The Ploughman’s Lunch and the Miser’s Feast Brian Yarvin
 
 

Nearly a year ago we had a wonderful trip to England.  Our picky picky selves were determined to try some pub food and local foods this time so we didn’t eat at Kentucky Fried every single day (Agh that happened one trip. So awful. So gross.) 

One of my favorite things that I tried in various places was the Ploughman’s Lunch which most often consists of cheeses, fruits, greens, ham, eggs and those odd little white onions.  There was always something that I liked and would eat in a Ploughman’s lunch.

This book has wonderful recipes for all sorts of things we tried and didn’t try.  Spotted Dick, really quite nice. Pease Porridge.
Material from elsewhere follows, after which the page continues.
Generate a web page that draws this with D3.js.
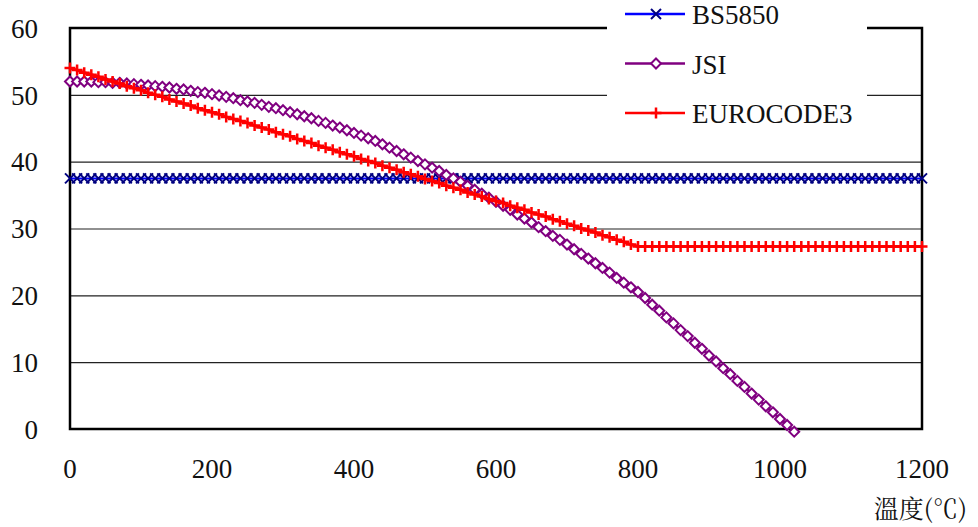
<!DOCTYPE html>
<html>
<head>
<meta charset="utf-8">
<script src="https://cdn.jsdelivr.net/npm/d3@7"></script>
<style>
    body { margin: 0; background: #fff; }
    #chart { width: 978px; height: 527px; }
</style>
</head>
<body>
<div id="chart"></div>
<script>
// Temperature (°C), every 10 degrees
const temps = [
    0, 10, 20, 30, 40, 50, 60, 70, 80, 90,
    100, 110, 120, 130, 140, 150, 160, 170, 180, 190,
    200, 210, 220, 230, 240, 250, 260, 270, 280, 290,
    300, 310, 320, 330, 340, 350, 360, 370, 380, 390,
    400, 410, 420, 430, 440, 450, 460, 470, 480, 490,
    500, 510, 520, 530, 540, 550, 560, 570, 580, 590,
    600, 610, 620, 630, 640, 650, 660, 670, 680, 690,
    700, 710, 720, 730, 740, 750, 760, 770, 780, 790,
    800, 810, 820, 830, 840, 850, 860, 870, 880, 890,
    900, 910, 920, 930, 940, 950, 960, 970, 980, 990,
    1000, 1010, 1020, 1030, 1040, 1050, 1060, 1070, 1080, 1090,
    1100, 1110, 1120, 1130, 1140, 1150, 1160, 1170, 1180, 1190,
    1200
];

const bs5850 = [
    37.5, 37.5, 37.5, 37.5, 37.5, 37.5, 37.5, 37.5, 37.5, 37.5,
    37.5, 37.5, 37.5, 37.5, 37.5, 37.5, 37.5, 37.5, 37.5, 37.5,
    37.5, 37.5, 37.5, 37.5, 37.5, 37.5, 37.5, 37.5, 37.5, 37.5,
    37.5, 37.5, 37.5, 37.5, 37.5, 37.5, 37.5, 37.5, 37.5, 37.5,
    37.5, 37.5, 37.5, 37.5, 37.5, 37.5, 37.5, 37.5, 37.5, 37.5,
    37.5, 37.5, 37.5, 37.5, 37.5, 37.5, 37.5, 37.5, 37.5, 37.5,
    37.5, 37.5, 37.5, 37.5, 37.5, 37.5, 37.5, 37.5, 37.5, 37.5,
    37.5, 37.5, 37.5, 37.5, 37.5, 37.5, 37.5, 37.5, 37.5, 37.5,
    37.5, 37.5, 37.5, 37.5, 37.5, 37.5, 37.5, 37.5, 37.5, 37.5,
    37.5, 37.5, 37.5, 37.5, 37.5, 37.5, 37.5, 37.5, 37.5, 37.5,
    37.5, 37.5, 37.5, 37.5, 37.5, 37.5, 37.5, 37.5, 37.5, 37.5,
    37.5, 37.5, 37.5, 37.5, 37.5, 37.5, 37.5, 37.5, 37.5, 37.5,
    37.5
];

// JSI ends just past zero (0 .. 1020)
const jsi = [
    52.0, 52.0, 52.0, 52.0, 51.9, 51.9, 51.8, 51.8, 51.7, 51.6,
    51.5, 51.4, 51.3, 51.2, 51.1, 50.9, 50.8, 50.6, 50.4, 50.3,
    50.1, 49.9, 49.7, 49.5, 49.2, 49.0, 48.8, 48.5, 48.2, 48.0,
    47.7, 47.4, 47.1, 46.8, 46.5, 46.1, 45.8, 45.4, 45.1, 44.7,
    44.3, 43.9, 43.5, 43.1, 42.6, 42.1, 41.6, 41.1, 40.6, 40.1,
    39.6, 39.1, 38.6, 38.0, 37.5, 37.0, 36.4, 35.8, 35.2, 34.6,
    34.0, 33.4, 32.8, 32.1, 31.5, 30.9, 30.2, 29.6, 28.9, 28.3,
    27.6, 26.9, 26.2, 25.5, 24.8, 24.1, 23.4, 22.6, 21.9, 21.2,
    20.5, 19.6, 18.6, 17.7, 16.7, 15.8, 14.8, 13.9, 12.9, 12.0,
    11.0, 10.1, 9.1, 8.2, 7.2, 6.3, 5.3, 4.4, 3.4, 2.5,
    1.5, 0.6, -0.4
];

const eurocode3 = [
    54.0, 53.7, 53.3, 53.0, 52.7, 52.3, 52.0, 51.7, 51.3, 51.0,
    50.7, 50.3, 50.0, 49.7, 49.3, 49.0, 48.7, 48.4, 48.0, 47.7,
    47.4, 47.1, 46.7, 46.4, 46.1, 45.8, 45.4, 45.1, 44.8, 44.4,
    44.1, 43.8, 43.4, 43.1, 42.8, 42.4, 42.1, 41.8, 41.4, 41.1,
    40.8, 40.4, 40.1, 39.8, 39.4, 39.1, 38.8, 38.4, 38.1, 37.8,
    37.4, 37.1, 36.8, 36.4, 36.1, 35.8, 35.4, 35.1, 34.8, 34.4,
    34.1, 33.8, 33.4, 33.1, 32.8, 32.4, 32.1, 31.8, 31.4, 31.1,
    30.7, 30.4, 30.0, 29.7, 29.4, 29.0, 28.7, 28.3, 28.0, 27.6,
    27.3, 27.3, 27.3, 27.3, 27.3, 27.3, 27.3, 27.3, 27.3, 27.3,
    27.3, 27.3, 27.3, 27.3, 27.3, 27.3, 27.3, 27.3, 27.3, 27.3,
    27.3, 27.3, 27.3, 27.3, 27.3, 27.3, 27.3, 27.3, 27.3, 27.3,
    27.3, 27.3, 27.3, 27.3, 27.3, 27.3, 27.3, 27.3, 27.3, 27.3,
    27.3
];

const seriesNames = ["BS5850", "JSI", "EUROCODE3"];
const xTicks = [0, 200, 400, 600, 800, 1000, 1200];
const yTicks = [0, 10, 20, 30, 40, 50, 60];
const xTitle = "溫度(℃)";

const FONT = '"Liberation Serif", "Times New Roman", serif';

class LineChart {
    constructor(parentElement) {
        this.parentElement = parentElement;
        this.initVis();
    }

    initVis() {
        let vis = this;

        vis.margin = {top: 28, right: 56, bottom: 98, left: 70};
        vis.width = 978 - vis.margin.left - vis.margin.right;
        vis.height = 527 - vis.margin.top - vis.margin.bottom;

        vis.svg = d3.select("#" + vis.parentElement).append("svg")
            .attr("width", 978)
            .attr("height", 527)
            .append("g")
            .attr("transform", `translate(${vis.margin.left}, ${vis.margin.top})`);

        vis.x = d3.scaleLinear().domain([0, 1200]).range([0, vis.width]);
        vis.y = d3.scaleLinear().domain([0, 60]).range([vis.height, 0]);

        // Gridlines
        vis.svg.append("g")
            .attr("class", "grid")
            .call(d3.axisLeft(vis.y).tickValues(yTicks.slice(1, -1)).tickSize(-vis.width).tickFormat(""))
            .call(g => g.select(".domain").remove())
            .call(g => g.selectAll("line").attr("stroke", "#222").attr("stroke-width", 1.2));

        // Tick labels (placed through the scales, serif font)
        vis.svg.selectAll(".y-label")
            .data(yTicks)
            .enter()
            .append("text")
            .attr("class", "y-label")
            .attr("x", -32)
            .attr("y", d => vis.y(d))
            .attr("dy", "0.36em")
            .attr("text-anchor", "end")
            .attr("fill", "#111")
            .style("font-family", FONT)
            .style("font-size", "27px")
            .text(d => d);

        vis.svg.selectAll(".x-label")
            .data(xTicks)
            .enter()
            .append("text")
            .attr("class", "x-label")
            .attr("x", d => vis.x(d))
            .attr("y", vis.height + 49)
            .attr("text-anchor", "middle")
            .attr("fill", "#111")
            .style("font-family", FONT)
            .style("font-size", "27px")
            .text(d => d);

        // Plot frame
        vis.svg.append("rect")
            .attr("width", vis.width)
            .attr("height", vis.height)
            .attr("fill", "none")
            .attr("stroke", "#000")
            .attr("stroke-width", 2.5);

        vis.svg.append("text")
            .attr("x", 897)
            .attr("y", 490)
            .attr("text-anchor", "end")
            .attr("fill", "#111")
            .style("font-family", '"Noto Serif CJK TC", "Liberation Serif", serif')
            .style("font-size", "25px")
            .text(xTitle);

        vis.series = [
            {name: seriesNames[0], values: bs5850, line: "#0000ff", marker: "#000080", shape: "M-5,-5L5,5M5,-5L-5,5", fill: "none", lw: 2, mw: 2},
            {name: seriesNames[1], values: jsi, line: "#800080", marker: "#800080", shape: "M0,-5L5,0L0,5L-5,0Z", fill: "#fff", lw: 2.5, mw: 2},
            {name: seriesNames[2], values: eurocode3, line: "#ff0000", marker: "#ff0000", shape: "M-5.5,0H5.5M0,-5.5V5.5", fill: "none", lw: 3, mw: 2.5}
        ];

        vis.wrangleData();
    }

    wrangleData() {
        let vis = this;

        vis.displayData = vis.series.map(s => ({
            ...s,
            points: s.values.map((v, i) => ({t: temps[i], v: v}))
        }));

        vis.updateVis();
    }

    updateVis() {
        let vis = this;

        let line = d3.line().x(d => vis.x(d.t)).y(d => vis.y(d.v));

        let groups = vis.svg.selectAll(".series")
            .data(vis.displayData)
            .enter()
            .append("g")
            .attr("class", "series");

        groups.append("path")
            .attr("d", d => line(d.points))
            .attr("fill", "none")
            .attr("stroke", d => d.line)
            .attr("stroke-width", d => d.lw);

        groups.each(function (s) {
            d3.select(this).selectAll(".marker")
                .data(s.points)
                .enter()
                .append("path")
                .attr("class", "marker")
                .attr("transform", d => `translate(${vis.x(d.t)}, ${vis.y(d.v)})`)
                .attr("d", s.shape)
                .attr("fill", s.fill)
                .attr("stroke", s.marker)
                .attr("stroke-width", s.mw);
        });

        // Legend (white box over top border)
        let legend = vis.svg.append("g")
            .attr("transform", `translate(${607 - vis.margin.left}, ${-vis.margin.top})`);

        legend.append("rect")
            .attr("width", 260)
            .attr("height", 136)
            .attr("fill", "#fff");

        let items = legend.selectAll(".legend-item")
            .data(vis.displayData)
            .enter()
            .append("g")
            .attr("class", "legend-item")
            .attr("transform", (d, i) => `translate(0, ${14 + i * 49.5})`);

        items.append("line")
            .attr("x1", 18).attr("x2", 78)
            .attr("stroke", d => d.line)
            .attr("stroke-width", 2.5);

        items.append("path")
            .attr("transform", "translate(49, 0)")
            .attr("d", d => d.shape)
            .attr("fill", d => d.fill)
            .attr("stroke", d => d.marker)
            .attr("stroke-width", d => d.mw);

        items.append("text")
            .attr("x", 85)
            .attr("y", 10)
            .attr("fill", "#111")
            .style("font-family", FONT)
            .style("font-size", "27px")
            .text(d => d.name);
    }
}

new LineChart("chart");
</script>
</body>
</html>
Bubble and Squeak.

This would be great to read before you go so you know what to ask for, and it is totally fun to see what some of the foods were that you saw but weren’t bold enough to try.

Have your own nice pub meal right at home!

 

Seven for a Secret Lyndsay Faye

Sequel to The Gods of Gotham

 


Timothy and his brother Valentine become involved in the dire business of “slave catching”.  This is a lucrative business in 1846. It is so lucrative slave catchers steal free citizens off of the streets and from their homes, often with the blessing of the newly formed Police  and local politicians.

I saw the author locally and she said for her Valentine was the moral center of the stories, but he is so amoral that bothers me terribly.  Luckily, as I’m reading, Timothy is everything I’d want in a hero, brave, humble, determined to do what is right for everyone regardless of their color, sex or station in life.

This is a complex story, with so much information on the slave trade and the efforts of blacks at the time to find a way to defend and protect their loved ones while having no legal rights.  It seems such an impossible way to live, and find dignity, but they manage, just as people now somehow find a way to lead lives of freedom with the scales ever weighed against them.